The self-consciousness which in one relation is knowledge, in another action, is thus the fundamental fact of human nature; and on it, therefore, the ethical end must be based, if that end can be disclosed by the nature of man, and is to express what is most fundamental in his nature. Now, as knowledge finds its completion when all things are connected with one another and the subject in a definite system of relations, the end of completed self-conscious activity cannot be different. In their final perfection, as in their fundamental nature, the two are at one. As Kant puts it,[286] the speculative and the practical reason are reconciled in the notion of end. However virtue may differ from knowledge in the processes of ordinary experience, the distinction only belongs to their finite realisation. An intuitive understanding, or understanding which, in knowing, creates the objects of knowledge, is the highest conception of reason. Yet the very notion of a finite self implies that neither such knowledge nor such activity belongs to it. In knowledge and action, as properties of the ultimate self-consciousness, human beings only participate. It is only by means of the laborious methods of observation and inference that they approach the intuition of all things as a unity in which perfect knowledge consists; and, in the same way, it is only by the gradual volitional adaptation of means to end that they are able, in some measure, to contribute to the realisation of self-consciousness in the world.
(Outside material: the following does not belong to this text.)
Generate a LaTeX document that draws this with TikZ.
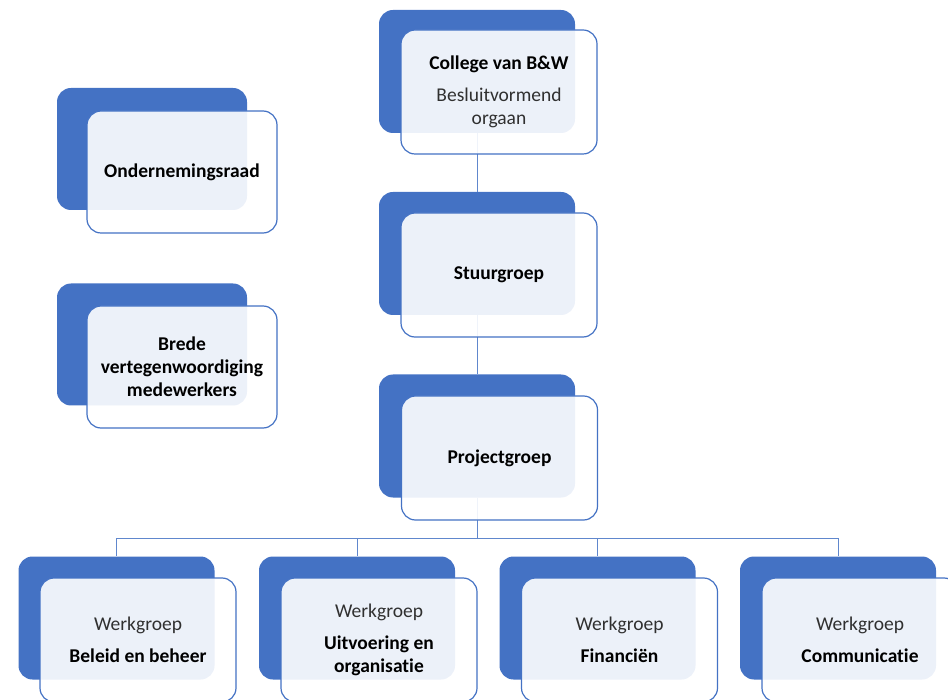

An end can only be made our own when conceived as necessary for realising or completing our idea of self. Conscious volition only follows a conceived want, or recognition that the self as imagined—the ideal self—is not realised in the actual self. The action is towards a fuller working out of the idea of self; and the end may therefore, in all cases of conscious action, be said to be self-realisation, though the nature of this end differs according to each man's conception of self. This may be expressed, as Green expresses it, by saying that "self-satisfaction is the form of every object willed; but ... it is on the specific difference of the objects willed under the general form of self-satisfaction that the quality of the will must depend."[287] It appears to me, however, that this statement requires to be guarded by an explanation. The self-satisfaction sought must not be looked upon as a feeling,—for if it is, it can only be interpreted psychologically as pleasure—but as simply conscious self-realisation. And this self-realisation is the objective consciousness of an attained end, which is accompanied by, but is not the same as, the feeling of pleasure. Self-realisation is the end, not the pleasurable feeling which follows it; self-satisfaction, not the "pleasure of self-satisfaction." In this way, the common experience "that the objects with which we seek to satisfy ourselves do not turn out capable of satisfying us,"[288] might be expressed by saying that the method adopted for the realisation of self is often found in its result to lead to incomplete, or even to illusory, self-realisation.
The question thus arises, What is the true self that is to be realised, and what is meant by the realisation of it? The will that wills itself is as bare a notion in ethics, as the thought that thinks itself is in metaphysics. The "good will," which Kant rightly held to be the only ultimate good, never altogether escaped this formality in Kant's own treatment of it. His idea of humanity as a realm of ends was limited by his formal conception of the function of reason, though it suggests the way by which the mere tautology of will may be transcended. It is of the essence of a finite will that its end is different from the realisation of the end. But the rationality of the will implies that it must aim at nothing less than the harmonious articulation of its whole activity in the unity of self-consciousness.